Featured Story

Suffolk Closeup: The county’s shameful — and heroic — history

NICOLE SMITH PHOTO Interior of the Suffolk County Historical Society.
NICOLE SMITH PHOTO Interior of the Suffolk County Historical Society.

“Civil Rights on Long Island” is a new book by Christopher Verga. And, kicking off his January 21 presentation at the Suffolk County Historical Society in Riverhead, Mr. Verga said he “chose the project” because it involves something that has “fallen through the cracks.”

It goes back to the time of slavery when, shockingly, Suffolk, and what was then Queens and Nassau County, had “the largest slave population in the North,” Mr. Verga said. A teacher of Long Island history at Suffolk County Community College, Mr. Verga showed information on a screen of the grisly details: “During the time period of the 17th century to the late 18th century, Suffolk County’s population was comprised of 18 percent enslaved and Queens County, including most of modern day Nassau, was comprised of 27 percent enslaved.”

He spoke of Shelter Island and Nathaniel Sylvester’s bringing enslaved Africans to his estate, using it as a provisioning farm for his family’s sugar plantation in Barbados.

In response to questions at the well-attended presentation, the historian said the “average” Long Island slaveholder had two to four slaves, although wealthy families had many more. Terrible treatment of Long Island’s original Native American inhabitants was ongoing, and some “Indians were also enslaved.”
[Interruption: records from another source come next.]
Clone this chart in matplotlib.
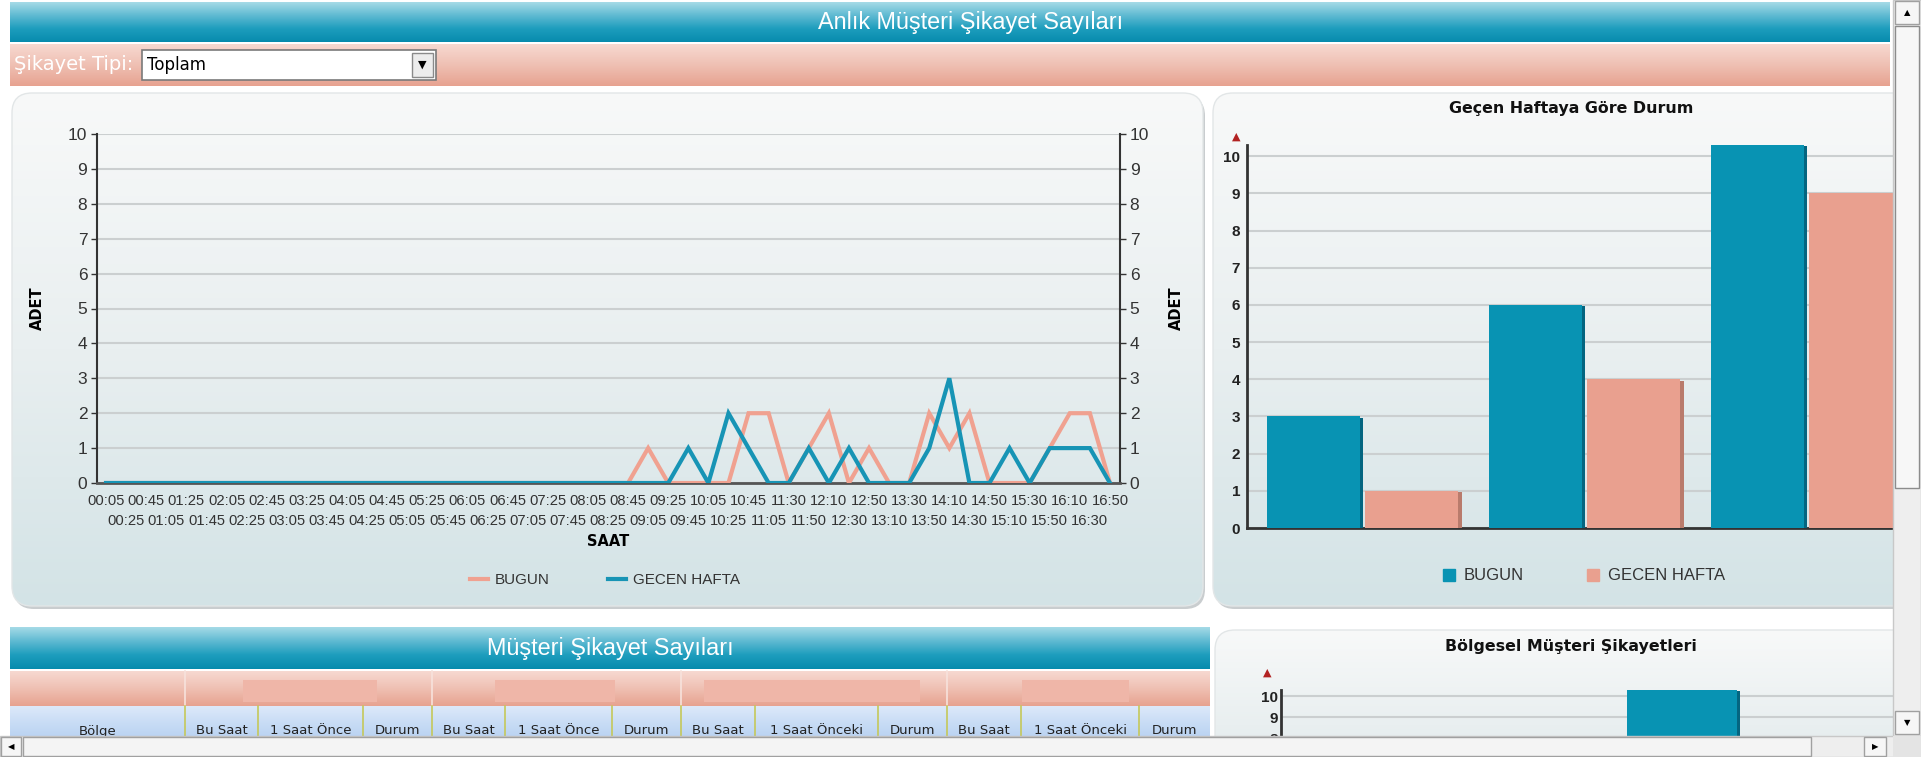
import matplotlib
matplotlib.use("Agg")
import matplotlib.pyplot as plt
import numpy as np
from matplotlib.patches import Rectangle, FancyBboxPatch, Patch
from matplotlib.lines import Line2D
from matplotlib.colors import LinearSegmentedColormap
import matplotlib.patheffects as pe

plt.rcParams['font.family'] = ['Liberation Sans', 'DejaVu Sans']

# --- data -------------------------------------------------------------
saat = ['00:05', '00:25', '00:45', '01:05', '01:25', '01:45', '02:05', '02:25',
        '02:45', '03:05', '03:25', '03:45', '04:05', '04:25', '04:45', '05:05',
        '05:25', '05:45', '06:05', '06:25', '06:45', '07:05', '07:25', '07:45',
        '08:05', '08:25', '08:45', '09:05', '09:25', '09:45', '10:05', '10:25',
        '10:45', '11:05', '11:30', '11:50', '12:10', '12:30', '12:50', '13:10',
        '13:30', '13:50', '14:10', '14:30', '14:50', '15:10', '15:30', '15:50',
        '16:10', '16:30', '16:50']
bugun = [0, 0, 0, 0, 0, 0, 0, 0, 0, 0, 0, 0, 0, 0, 0, 0, 0, 0, 0, 0, 0, 0, 0, 0,
         0, 0, 0, 1, 0, 0, 0, 0, 2, 2, 0, 1, 2, 0, 1, 0, 0, 2, 1, 2, 0, 0, 0, 1,
         2, 2, 0]
gecen_hafta = [0, 0, 0, 0, 0, 0, 0, 0, 0, 0, 0, 0, 0, 0, 0, 0, 0, 0, 0, 0, 0, 0, 0, 0,
               0, 0, 0, 0, 0, 1, 0, 2, 1, 0, 0, 1, 0, 1, 0, 0, 0, 1, 3, 0, 0, 1, 0, 1,
               1, 1, 0]

durum_bugun = [3, 6, 10.3]
durum_gecen = [1, 4, 9]

bolge_bugun = [10.3]

tablo_basliklari = ['Bölge', 'Bu Saat', '1 Saat Önce', 'Durum', 'Bu Saat', '1 Saat Önce',
                    'Durum', 'Bu Saat', '1 Saat Önceki', 'Durum', 'Bu Saat',
                    '1 Saat Önceki', 'Durum']

# --- colours / layout ---------------------------------------------------
TEAL = '#0893b3'
SALMON = '#e9a08f'
LTEAL = '#1794b5'
LSALMON = '#f0a190'
W, H = 1921, 757

fig = plt.figure(figsize=(W / 100, H / 100), dpi=100)
fig.patch.set_facecolor('white')


def add_ax(x0, y0, x1, y1, z=1):
    return fig.add_axes([x0 / W, 1 - y1 / H, (x1 - x0) / W, (y1 - y0) / H], zorder=z)


def vgrad(ax, x0, y0, x1, y1, colors, clip=None, z=1):
    cmap = LinearSegmentedColormap.from_list('g', colors)
    g = np.linspace(0, 1, 256).reshape(-1, 1)
    im = ax.imshow(g, cmap=cmap, extent=(x0, x1, y1, y0), aspect='auto',
                   origin='upper', zorder=z, interpolation='bilinear')
    if clip is not None:
        im.set_clip_path(clip)
    return im


# background chrome
bg = add_ax(0, 0, W, H, z=0)
bg.set_axis_off()

header_cols = ['#a6dbe7', '#5fbad2', '#1d9dbd', '#078bad']
salmon_cols = ['#f7d9d1', '#efc0b3', '#e7a290']

vgrad(bg, 10, 2, 1890, 42, header_cols)
bg.text(971, 22, 'Anlık Müşteri Şikayet Sayıları', color='white', fontsize=16.8,
        ha='center', va='center')
vgrad(bg, 10, 44, 1890, 86, salmon_cols)
bg.text(14, 65, 'Şikayet Tipi:', color='white', fontsize=14, ha='left', va='center',
        family='DejaVu Sans')
bg.add_patch(Rectangle((142, 50), 294, 30, facecolor='white', edgecolor='#7a7a7a', lw=1.2, zorder=3))
bg.add_patch(Rectangle((412, 53), 21, 24, facecolor='#ececec', edgecolor='#8a8a8a', lw=1, zorder=4))
bg.text(422.5, 65, '▼', fontsize=8, ha='center', va='center', color='black', zorder=5,
        family='DejaVu Sans')
bg.text(147, 65, 'Toplam', fontsize=12, ha='left', va='center', color='black', zorder=5,
        family='DejaVu Sans')

panel_cols = ['#f8f9f9', '#e9eff0', '#d3e3e6']


def panel(x0, y0, x1, y1):
    sh = FancyBboxPatch((x0 + 2, y0 + 3), x1 - x0, y1 - y0,
                        boxstyle='round,pad=0,rounding_size=20',
                        facecolor='#c9cdcf', edgecolor='none', zorder=1)
    bg.add_patch(sh)
    p = FancyBboxPatch((x0, y0), x1 - x0, y1 - y0,
                       boxstyle='round,pad=0,rounding_size=20',
                       facecolor='none', edgecolor='#e2e6e7', lw=1, zorder=3)
    bg.add_patch(p)
    vgrad(bg, x0, y0, x1, y1, panel_cols, clip=p, z=2)


panel(12, 93, 1203, 606)
panel(1213, 93, 1960, 606)
panel(1215, 630, 1960, 820)

# table block
vgrad(bg, 10, 627, 1210, 669, header_cols)
bg.text(610, 649, 'Müşteri Şikayet Sayıları', color='white', fontsize=16.8,
        ha='center', va='center')
vgrad(bg, 10, 671, 1210, 706, salmon_cols)
vgrad(bg, 10, 706, 1210, 740, ['#dde9fa', '#c8dcf5', '#b7d1f1'])
col_edges = [10, 185, 258, 363, 432, 505, 612, 681, 755, 878, 947, 1021, 1139, 1210]
for xe in [185, 432, 681, 947]:
    bg.plot([xe, xe], [671, 706], color='#f7e2dc', lw=1.2, zorder=3)
for xe in col_edges[1:-1]:
    bg.plot([xe, xe], [706, 740], color='#c5c85a', lw=1.2, zorder=3)
for bx0, bx1 in [(243, 377), (495, 615), (704, 920), (1022, 1129)]:
    bg.add_patch(Rectangle((bx0, 680), bx1 - bx0, 22, facecolor='#efb6a8',
                           edgecolor='none', zorder=3))
for i, lab in enumerate(tablo_basliklari):
    bg.text((col_edges[i] + col_edges[i + 1]) / 2, 731, lab, fontsize=9.5,
            ha='center', va='center', color='#222222', zorder=4, family='DejaVu Sans')

bg.set_xlim(0, W)
bg.set_ylim(H, 0)

# --- line chart ----------------------------------------------------------
ax = add_ax(97, 134, 1120, 483, z=2)
ax.patch.set_alpha(0)
x = np.arange(len(saat))
ax.plot(x, bugun, color=LSALMON, lw=3, solid_joinstyle='miter', zorder=3)
ax.plot(x, gecen_hafta, color=LTEAL, lw=3, solid_joinstyle='miter', zorder=4)
ax.set_xlim(-0.45, 50.5)
ax.set_ylim(0, 10)
ax.set_yticks(range(0, 11))
ax.yaxis.grid(True, color='#cbcfd0', lw=1.5)
ax.set_axisbelow(True)
# two staggered rows of time labels
ax.set_xticks(x[::2])
ax.set_xticklabels(saat[::2], fontsize=10.6, color='#333333')
ax.set_xticks(x[1::2], minor=True)
ax.set_xticklabels(saat[1::2], minor=True, fontsize=10.6, color='#333333')
ax.tick_params(axis='x', which='major', length=0, pad=8)
ax.tick_params(axis='x', which='minor', length=0, pad=22)
ax.tick_params(axis='y', left=True, right=True, labelleft=True, labelright=True,
               length=4, width=1, colors='#333333', labelsize=12.5, pad=3)
for s in ['left', 'right']:
    ax.spines[s].set_color('#333333')
    ax.spines[s].set_linewidth(1.5)
ax.spines['bottom'].set_color('#555555')
ax.spines['bottom'].set_linewidth(2)
ax.spines['top'].set_visible(False)
fig.text(37 / W, 1 - 308 / H, 'ADET', rotation=90, fontsize=10.5, fontweight='bold',
         ha='center', va='center', family='DejaVu Sans')
fig.text(1176 / W, 1 - 308 / H, 'ADET', rotation=90, fontsize=10.5, fontweight='bold',
         ha='center', va='center', family='DejaVu Sans')
fig.text(608 / W, 1 - 541 / H, 'SAAT', fontsize=10.5, fontweight='bold',
         ha='center', va='center', family='DejaVu Sans')
fig.legend([Line2D([], [], color=LSALMON, lw=3), Line2D([], [], color=LTEAL, lw=3)],
           ['BUGUN', 'GECEN HAFTA'], loc='center', bbox_to_anchor=(605 / W, 1 - 580 / H),
           ncol=2, frameon=False, fontsize=11, handlelength=1.2, columnspacing=3.8,
           handletextpad=0.45, labelcolor='#333333')

# --- bar chart: Geçen Haftaya Göre Durum -------------------------------
bx = add_ax(1247, 145, 1893, 528, z=2)
bx.patch.set_alpha(0)
pos = np.arange(len(durum_bugun))
bx.bar(pos - 0.222, durum_bugun, width=0.42, color=TEAL, zorder=3,
       path_effects=[pe.SimplePatchShadow(offset=(2.5, -1), shadow_rgbFace='#046580', alpha=1),
                     pe.Normal()])
bx.bar(pos + 0.222, durum_gecen, width=0.42, color=SALMON, zorder=3,
       path_effects=[pe.SimplePatchShadow(offset=(2.5, -1), shadow_rgbFace='#b97b6c', alpha=1),
                     pe.Normal()])
bx.set_xlim(-0.52, 2.39)
bx.set_ylim(0, 10.3)
bx.set_yticks(range(0, 11))
bx.set_xticks([])
bx.yaxis.grid(True, color='#cbcfd0', lw=1.5)
bx.set_axisbelow(True)
for lab in bx.get_yticklabels():
    lab.set_fontweight('bold')
bx.tick_params(axis='y', length=0, labelsize=11, colors='#222222', pad=5)
bx.spines['left'].set_color('#333333')
bx.spines['left'].set_linewidth(2)
bx.spines['bottom'].set_color('#333333')
bx.spines['bottom'].set_linewidth(2)
bx.spines['top'].set_visible(False)
bx.spines['right'].set_visible(False)
fig.text(1571 / W, 1 - 108 / H, 'Geçen Haftaya Göre Durum', fontsize=11.4,
         fontweight='bold', ha='center', va='center', family='DejaVu Sans', color='#111111')
fig.text(1236 / W, 1 - 137 / H, '▲', fontsize=8, color='#b22222', ha='center',
         va='center', family='DejaVu Sans')
fig.legend([Patch(color=TEAL), Patch(color=SALMON)], ['BUGUN', 'GECEN HAFTA'],
           loc='center', bbox_to_anchor=(1584 / W, 1 - 576 / H), ncol=2, frameon=False,
           fontsize=12, handlelength=0.72, handleheight=0.72, columnspacing=3.8,
           handletextpad=0.5, labelcolor='#333333')

# --- bar chart: Bölgesel Müşteri Şikayetleri (cut off) -------------------
rx = add_ax(1281, 690, 1893, 757, z=2)
rx.patch.set_alpha(0)
rx.bar([0], bolge_bugun, width=1.0, color=TEAL, zorder=3,
       path_effects=[pe.SimplePatchShadow(offset=(2.5, -1), shadow_rgbFace='#046580', alpha=1),
                     pe.Normal()])
rx.set_xlim(-3.65, 1.92)
rx.set_ylim(7.1, 10.29)
rx.set_yticks([8, 9, 10])
rx.set_xticks([])
rx.yaxis.grid(True, color='#cbcfd0', lw=1.5)
rx.set_axisbelow(True)
for lab in rx.get_yticklabels():
    lab.set_fontweight('bold')
rx.tick_params(axis='y', length=0, labelsize=11, colors='#222222', pad=2)
rx.spines['left'].set_color('#333333')
rx.spines['left'].set_linewidth(2)
for s in ['top', 'right', 'bottom']:
    rx.spines[s].set_visible(False)
fig.text(1571 / W, 1 - 646 / H, 'Bölgesel Müşteri Şikayetleri', fontsize=11.4,
         fontweight='bold', ha='center', va='center', family='DejaVu Sans', color='#111111')
fig.text(1267 / W, 1 - 673 / H, '▲', fontsize=8, color='#b22222', ha='center',
         va='center', family='DejaVu Sans')

# --- scrollbars ----------------------------------------------------------
sc = add_ax(0, 0, W, H, z=10)
sc.set_axis_off()
sc.patch.set_alpha(0)
sc.add_patch(Rectangle((1893, 0), 28, 736, facecolor='#eeeeee', edgecolor='#c8c8c8', lw=1))
sc.add_patch(Rectangle((1895, 1), 24, 23, facecolor='#f6f6f6', edgecolor='#a0a0a0', lw=1))
sc.text(1907, 12.5, '▲', fontsize=6, ha='center', va='center', family='DejaVu Sans')
sc.add_patch(Rectangle((1895, 26), 24, 462, facecolor='#f7f7f7', edgecolor='#8c8c8c', lw=1))
sc.add_patch(Rectangle((1895, 711), 24, 23, facecolor='#f6f6f6', edgecolor='#a0a0a0', lw=1))
sc.text(1907, 722.5, '▼', fontsize=6, ha='center', va='center', family='DejaVu Sans')
sc.add_patch(Rectangle((0, 736), W, 21, facecolor='#eeeeee', edgecolor='#c8c8c8', lw=1))
sc.add_patch(Rectangle((1, 737), 20, 19, facecolor='#f6f6f6', edgecolor='#a0a0a0', lw=1))
sc.text(11, 746.5, '◀', fontsize=6, ha='center', va='center', family='DejaVu Sans')
sc.add_patch(Rectangle((23, 737), 1788, 19, facecolor='#f4f4f4', edgecolor='#a0a0a0', lw=1))
sc.add_patch(Rectangle((1864, 737), 22, 19, facecolor='#f6f6f6', edgecolor='#a0a0a0', lw=1))
sc.text(1875, 746.5, '▶', fontsize=6, ha='center', va='center', family='DejaVu Sans')
sc.add_patch(Rectangle((1893, 736), 28, 21, facecolor='#e4e4e4', edgecolor='none'))
sc.set_xlim(0, W)
sc.set_ylim(H, 0)

fig.savefig('out.png', dpi=100)
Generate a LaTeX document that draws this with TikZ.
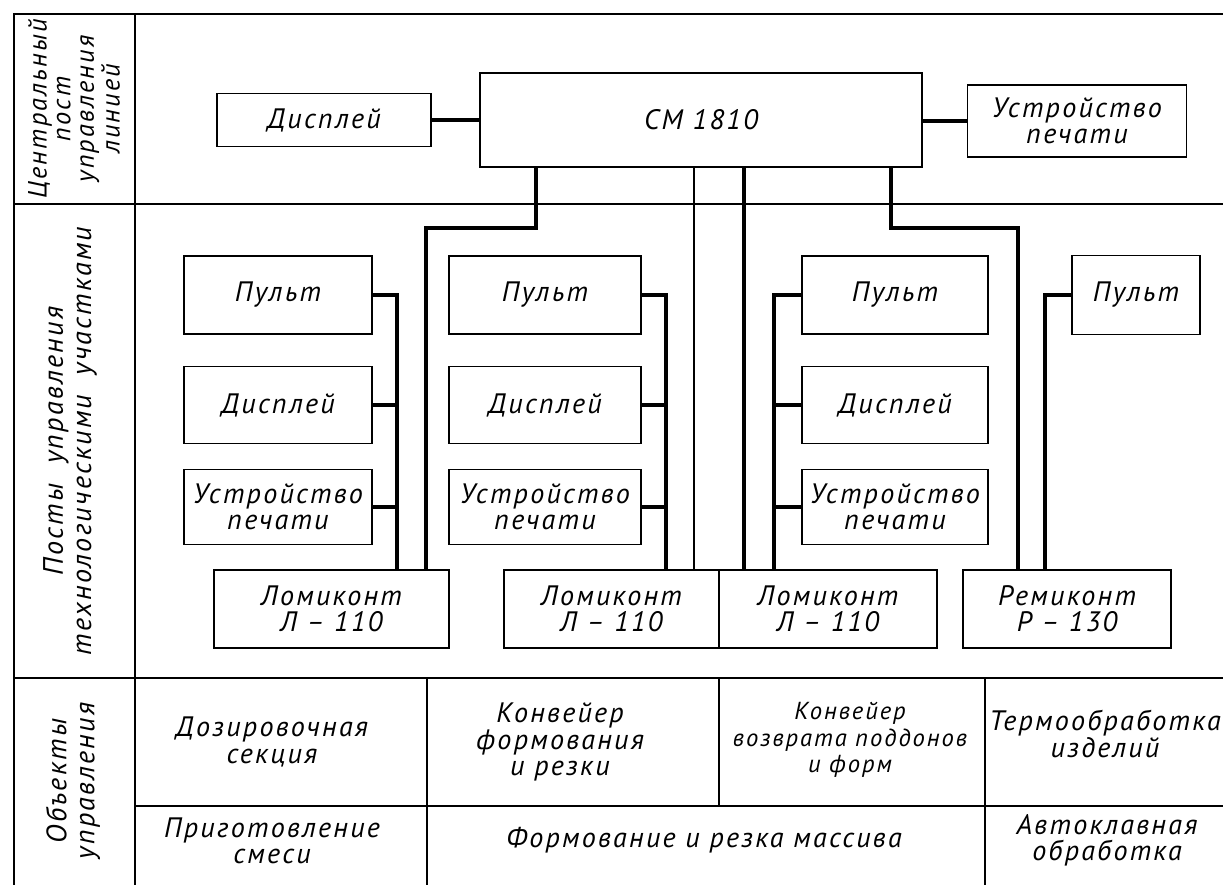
\documentclass[tikz,border=0pt]{standalone}
\usepackage{fontspec}
\setmainfont{PT Sans}[LetterSpace=8]
\usetikzlibrary{positioning}
\tikzset{
  bx/.style={draw, line width=1.1pt, inner sep=0pt, outer sep=0pt, align=center},
  frm/.style={line width=1.1pt},
  lnk/.style={line width=2.2pt},
  thn/.style={line width=1.5pt},
  lbl/.style={rotate=90, align=center, font=\fontsize{16}{16}\selectfont\itshape},
  cell/.style={align=center},
}

\begin{document}
\begin{tikzpicture}[x=0.2mm, y=-0.2mm, font=\fontsize{16}{15}\selectfont\itshape]
    \useasboundingbox (0,0) rectangle (1223,885);
    % table frame
    \draw[frm] (1223,14) -- (14,14) -- (14,885);
    \draw[frm] (135,14) -- (135,885);
    \draw[frm] (14,204) -- (1223,204);
    \draw[frm] (14,678) -- (1223,678);
    \draw[frm] (135,806) -- (1223,806);
    \draw[frm] (427,678) -- (427,885);
    \draw[frm] (719,678) -- (719,806);
    \draw[frm] (985,678) -- (985,885);
    \node[lbl, font=\fontsize{15}{13.5}\selectfont\itshape] (hc) at (74,109) {Центральный\\пост\\управления\\линией};
    \node[lbl] (hm) at (70,441) {Посты \ управления\\технологическими \ участками};
    \node[lbl] (hb) at (73,781) {Объекты\\управления};
    % central post
    \node[bx, minimum width=42.8mm, minimum height=10.6mm] (dsp) at (324,120) {Дисплей};
    \node[bx, minimum width=88.4mm, minimum height=18.8mm] (cm) at (701,120) {СМ 1810};
    \node[bx, minimum width=43.8mm, minimum height=14.4mm] (prn) at (1077,121) {Устройство\\печати};
    \draw[lnk] (dsp.east) -- (dsp.east -| cm.west);
    \draw[lnk] (cm.east |- prn.west) -- (prn.west);
    % section posts
    \foreach \c/\x/\w in {1/278/37.6, 2/545/38.4, 3/895/37.2} {
      \node[bx, minimum width=\w mm, minimum height=15.6mm] (p\c) at (\x,295) {Пульт};
      \node[bx, minimum width=\w mm, minimum height=15.4mm] (d\c) at (\x,405) {Дисплей};
      \node[bx, minimum width=\w mm, minimum height=15mm] (u\c) at (\x,507) {Устройство\\печати};
    }
    \node[bx, minimum width=25.6mm, minimum height=15.8mm] (p4) at (1136,295) {Пульт};
    \node[bx, minimum width=47mm, minimum height=15.6mm] (l1) at (331.5,609) {Ломиконт\\Л – 110};
    \node[bx, minimum width=43mm, minimum height=15.6mm] (l2) at (611.5,609) {Ломиконт\\Л – 110};
    \node[bx, minimum width=43.6mm, minimum height=15.6mm] (l3) at (828,609) {Ломиконт\\Л – 110};
    \node[bx, minimum width=41.6mm, minimum height=15.6mm] (rk) at (1067,609) {Ремиконт\\Р – 130};
    \coordinate (b1) at (397,0);
    \coordinate (b2) at (666,0);
    \coordinate (b3) at (774,0);
    \coordinate (b4) at (1045,0);
    \foreach \c/\s/\t in {1/east/l1, 2/east/l2, 3/west/l3} {
      \draw[lnk] (p\c.\s) -- (p\c.\s -| b\c) -- (b\c |- \t.north);
      \draw[lnk] (d\c.\s) -- (d\c.\s -| b\c);
      \draw[lnk] (u\c.\s) -- (u\c.\s -| b\c);
    }
    \draw[lnk] (p4.west) -- (p4.west -| b4) -- (b4 |- rk.north);
    % links to the computer
    \coordinate (j1) at (536,228);
    \coordinate (j2) at (426,228);
    \coordinate (j3) at (694,0);
    \coordinate (j4) at (744,0);
    \coordinate (j5) at (891,228);
    \coordinate (j6) at (1018,228);
    \draw[lnk] (j1 |- cm.south) -- (j1) -- (j2) -- (j2 |- l1.north);
    \draw[thn] (j3 |- cm.south) -- (j3 |- l2.north);
    \draw[lnk] (j4 |- cm.south) -- (j4 |- l3.north);
    \draw[lnk] (j5 |- cm.south) -- (j5) -- (j6) -- (j6 |- rk.north);
    % controlled objects
    \node[cell] (o1) at (272,742) {Дозировочная\\секция};
    \node[cell] (o2) at (560,742) {Конвейер\\формования\\и резки};
    \node[cell, font=\fontsize{14}{15}\selectfont\itshape] (o3) at (850,740) {Конвейер\\возврата поддонов\\и форм};
    \node[cell] (o4) at (1105,734) {Термообработка\\изделий};
    \node[cell] (o5) at (272,841) {Приготовление\\смеси};
    \node[cell] (o6) at (704,840) {Формование и резка массива};
    \node[cell] (o7) at (1107,840) {Автоклавная\\обработка};
\end{tikzpicture}
\end{document}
Later, participation in elections by African-Americans, Native-Americans and poor people generally, was formally “prevented in 1821 by a New York State Constitution clause requiring a person [men] to own $100 to $250 worth of property to vote.”

In the 1920s, the Ku Klux Klan became a dominant force on Long Island — one out of seven Long Islanders were members of the Klan. “This was rampant on Long Island,” Mr. Verga said. People running for public office would say, ‘I’m a member of the Klan so vote for me,” and there were signs aplenty posted declaring: “We Support Klan Members.”

The big foe of the KKK was the Catholic Church, Mr. Verga said, emphasizing that the fight against racism and bigotry is also a large part of the area’s civil rights history.

The Klan “hated immigrants” and was decidedly anti-Catholic, along with being virulently anti-black and anti-Jewish. Being “anti-immigrant to the fullest and anti-Catholic” ran “neck-and-neck” for the KKK, he related, because most newcomers to Suffolk and what became Nassau were Catholic. The line of the KKK, he said, was that Catholics “prayed to someone in Rome and were not allegiant to America.”

Flashing on the screen was a photograph of an anti-KKK demonstration in Bay Shore in 1923 that consisted, said a report in the Brooklyn Eagle, of an astonishing 40,000 people and was organized by the Holy Name Society of the Catholic Church in protest of KKK members running for public office.

It was a time that “Catholics were worried” about being targets of the bigots. What ended that was “changed demographics.” There were too many Catholics — they had gained strength in numbers.

In the post-World War II period, bias still raged with restrictions against blacks and Jews in “a lot of areas.” Levittown, with its 17,000 homes, formalized racism in deeds to those houses that stipulated they were not to be for, as a Levittown legal document stated, “any person other than members of the Caucasian race.”

But there were people “challenging boundaries … breaking racial barriers” on Long Island, and it became a “battleground” in the nation’s civil rights struggle. This included Thomas Romano, seeing “what Levittown was doing” and building a development called Ronek Park in North Amityville for which an ad that flashed on the screen declared: “Dedicated to the Proposition That All Men Are Created Equal.”

Mr. Verga spoke of how Dr. Martin Luther King Jr. addressed a rally on Long Island as a photograph of Dr. King at that demonstration appeared, and there was also a discussion accompanied by photographs of area people involved in the civil rights battles here, including Dr. Eugene Reed who went on to become state NAACP president, and Irwin and Delores Quintyne, leaders of Suffolk Congress of Racial Equality.

A key part of what happened after the war, Mr. Verga said, involved black soldiers coming home and finding “the same sort of discrimination prior to the war.” Their reaction was: “I came home and I thought we were done with this racism.”

Today, “we still do have obstacles,” there are “still areas not integrated,” he said. “We still have work to do.” But there has been substantial change. On the screen came a photo of DuWayne Gregory, an African-American and presiding officer of the Suffolk County Legislature, and other examples of change. “We have made great strides, but we still have a long way to go.” Still, he said: “Once you have progress, you can’t stop it.”

Victoria Berger, executive director of the society, commented on the importance of Mr. Verga’s presentation: “The timeliness of embracing all the diversity we have on Long Island right now is really critical.”